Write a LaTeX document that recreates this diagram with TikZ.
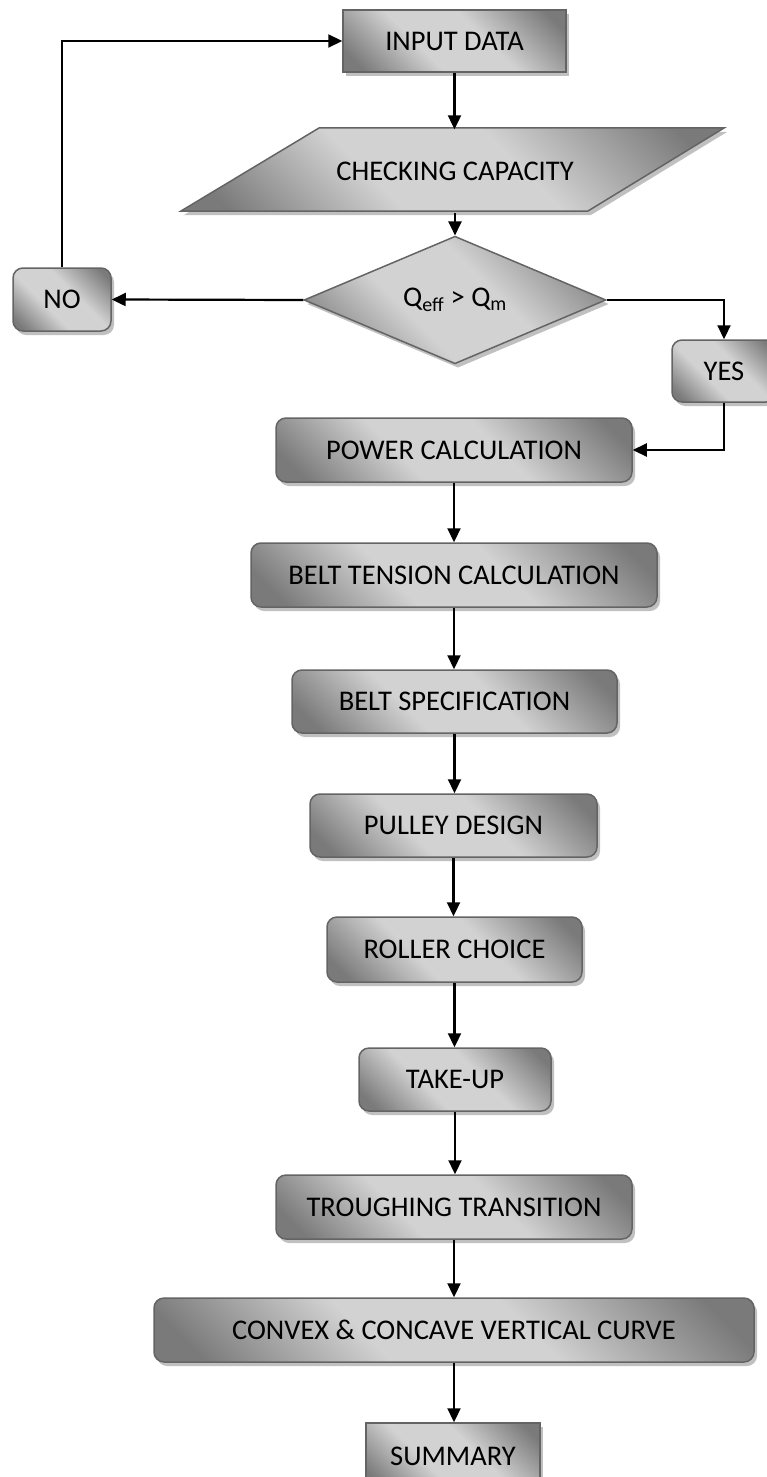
\documentclass[tikz,border=0pt]{standalone}
\usepackage{fontspec}
\setmainfont{Carlito}
\usetikzlibrary{arrows.meta,shadows,shapes.geometric,calc}
\definecolor{gdark}{RGB}{122,122,122}
\definecolor{glight}{RGB}{210,210,210}
\definecolor{gline}{RGB}{100,100,100}
\definecolor{gshadow}{RGB}{192,192,192}
\pgfdeclareverticalshading{boxshade}{100bp}{color(0bp)=(gdark); color(20bp)=(gdark); color(40bp)=(glight); color(58bp)=(glight); color(80bp)=(gdark); color(100bp)=(gdark)}
\tikzset{
  gfill/.style={shading=boxshade, shading angle=-45},
  shad/.style={drop shadow={shadow xshift=3pt, shadow yshift=-4pt, fill=gshadow, opacity=1}},
  txt/.style={font=\fontsize{28.5}{32}\selectfont, text=black},
  sqbox/.style={draw=gline, line width=1.5pt, gfill, shad, inner sep=0pt, txt},
  rbox/.style={sqbox, rounded corners=10pt},
  arr/.style={line width=2.2pt, -{Triangle[length=14pt, width=13pt]}},
}
\begin{document}
\begin{tikzpicture}[x=1pt, y=-1pt]
\useasboundingbox (0,0) rectangle (767,1477);

% input
\node[sqbox, minimum width=223pt, minimum height=62pt] (in) at (454.5,41) {INPUT DATA};

% parallelogram
\path[draw=gline, line width=1.5pt, gfill, shad] (319,128) -- (724,128) -- (588,211) -- (181,211) -- cycle;
\node[txt, inner sep=0pt, minimum width=300pt, minimum height=83pt] (cap) at (455,171) {CHECKING CAPACITY};

% decision
\node[diamond, draw=gline, line width=1.5pt, gfill, shad, inner sep=0pt,
      minimum width=302pt, minimum height=108pt, txt] (dia) at (455,300)
      {Q\textsubscript{eff} > Q\textsubscript{m}};

\node[rbox, minimum width=98pt, minimum height=63pt] (no) at (62,299.5) {NO};
\node[rbox, minimum width=104pt, minimum height=62pt] (yes) at (724,371) {YES};

\node[rbox, minimum width=356pt, minimum height=64pt] (power) at (454,450) {POWER CALCULATION};
\node[rbox, minimum width=406pt, minimum height=64pt] (belt) at (454,575) {BELT TENSION CALCULATION};
\node[rbox, minimum width=325pt, minimum height=63pt] (spec) at (454.5,701.5) {BELT SPECIFICATION};
\node[rbox, minimum width=287pt, minimum height=63pt] (pulley) at (453.5,825.5) {PULLEY DESIGN};
\node[rbox, minimum width=255pt, minimum height=65pt] (roller) at (454.5,949.5) {ROLLER CHOICE};
\node[rbox, minimum width=192pt, minimum height=63pt] (takeup) at (455,1079.5) {TAKE-UP};
\node[rbox, minimum width=356pt, minimum height=64pt] (trough) at (454,1207) {TROUGHING TRANSITION};
\node[rbox, minimum width=600pt, minimum height=64pt] (convex) at (454,1330) {CONVEX \& CONCAVE VERTICAL CURVE};
\node[sqbox, minimum width=174pt, minimum height=66pt] (summary) at (453,1456) {SUMMARY};

% connectors
\draw[arr] (in.south) -- (in.south |- cap.north);
\draw[arr] (cap.south) -- (dia.north);
\draw[arr] (dia.west) -- (no.east);
\draw[arr] (no.north) |- (in.west);
\draw[arr] (dia.east) -| (yes.north);
\draw[arr] (yes.south) |- (power.east);
\draw[arr] (power.south) -- (power.south |- belt.north);
\draw[arr] (belt.south) -- (belt.south |- spec.north);
\draw[arr] (spec.south) -- (spec.south |- pulley.north);
\draw[arr] (pulley.south) -- (pulley.south |- roller.north);
\draw[arr] (roller.south) -- (roller.south |- takeup.north);
\draw[arr] (takeup.south) -- (takeup.south |- trough.north);
\draw[arr] (trough.south) -- (trough.south |- convex.north);
\draw[arr] (convex.south) -- (convex.south |- summary.north);
\end{tikzpicture}
\end{document}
__________________________________________________
_What to work on_
Could you repeat all of the material exactly? Pictures should not be copied.

_Reply to the exercise_
Write a LaTeX document that recreates this diagram with TikZ.
\documentclass[tikz,border=0pt]{standalone}
\usepackage{fontspec}
\setmainfont{Carlito}
\usetikzlibrary{arrows.meta,shadows,shapes.geometric,calc}
\definecolor{gdark}{RGB}{122,122,122}
\definecolor{glight}{RGB}{210,210,210}
\definecolor{gline}{RGB}{100,100,100}
\definecolor{gshadow}{RGB}{192,192,192}
\pgfdeclareverticalshading{boxshade}{100bp}{color(0bp)=(gdark); color(20bp)=(gdark); color(40bp)=(glight); color(58bp)=(glight); color(80bp)=(gdark); color(100bp)=(gdark)}
\tikzset{
  gfill/.style={shading=boxshade, shading angle=-45},
  shad/.style={drop shadow={shadow xshift=3pt, shadow yshift=-4pt, fill=gshadow, opacity=1}},
  txt/.style={font=\fontsize{28.5}{32}\selectfont, text=black},
  sqbox/.style={draw=gline, line width=1.5pt, gfill, shad, inner sep=0pt, txt},
  rbox/.style={sqbox, rounded corners=10pt},
  arr/.style={line width=2.2pt, -{Triangle[length=14pt, width=13pt]}},
}
\begin{document}
\begin{tikzpicture}[x=1pt, y=-1pt]
\useasboundingbox (0,0) rectangle (767,1477);

% input
\node[sqbox, minimum width=223pt, minimum height=62pt] (in) at (454.5,41) {INPUT DATA};

% parallelogram
\path[draw=gline, line width=1.5pt, gfill, shad] (319,128) -- (724,128) -- (588,211) -- (181,211) -- cycle;
\node[txt, inner sep=0pt, minimum width=300pt, minimum height=83pt] (cap) at (455,171) {CHECKING CAPACITY};

% decision
\node[diamond, draw=gline, line width=1.5pt, gfill, shad, inner sep=0pt,
      minimum width=302pt, minimum height=108pt, txt] (dia) at (455,300)
      {Q\textsubscript{eff} > Q\textsubscript{m}};

\node[rbox, minimum width=98pt, minimum height=63pt] (no) at (62,299.5) {NO};
\node[rbox, minimum width=104pt, minimum height=62pt] (yes) at (724,371) {YES};

\node[rbox, minimum width=356pt, minimum height=64pt] (power) at (454,450) {POWER CALCULATION};
\node[rbox, minimum width=406pt, minimum height=64pt] (belt) at (454,575) {BELT TENSION CALCULATION};
\node[rbox, minimum width=325pt, minimum height=63pt] (spec) at (454.5,701.5) {BELT SPECIFICATION};
\node[rbox, minimum width=287pt, minimum height=63pt] (pulley) at (453.5,825.5) {PULLEY DESIGN};
\node[rbox, minimum width=255pt, minimum height=65pt] (roller) at (454.5,949.5) {ROLLER CHOICE};
\node[rbox, minimum width=192pt, minimum height=63pt] (takeup) at (455,1079.5) {TAKE-UP};
\node[rbox, minimum width=356pt, minimum height=64pt] (trough) at (454,1207) {TROUGHING TRANSITION};
\node[rbox, minimum width=600pt, minimum height=64pt] (convex) at (454,1330) {CONVEX \& CONCAVE VERTICAL CURVE};
\node[sqbox, minimum width=174pt, minimum height=66pt] (summary) at (453,1456) {SUMMARY};

% connectors
\draw[arr] (in.south) -- (in.south |- cap.north);
\draw[arr] (cap.south) -- (dia.north);
\draw[arr] (dia.west) -- (no.east);
\draw[arr] (no.north) |- (in.west);
\draw[arr] (dia.east) -| (yes.north);
\draw[arr] (yes.south) |- (power.east);
\draw[arr] (power.south) -- (power.south |- belt.north);
\draw[arr] (belt.south) -- (belt.south |- spec.north);
\draw[arr] (spec.south) -- (spec.south |- pulley.north);
\draw[arr] (pulley.south) -- (pulley.south |- roller.north);
\draw[arr] (roller.south) -- (roller.south |- takeup.north);
\draw[arr] (takeup.south) -- (takeup.south |- trough.north);
\draw[arr] (trough.south) -- (trough.south |- convex.north);
\draw[arr] (convex.south) -- (convex.south |- summary.north);
\end{tikzpicture}
\end{document}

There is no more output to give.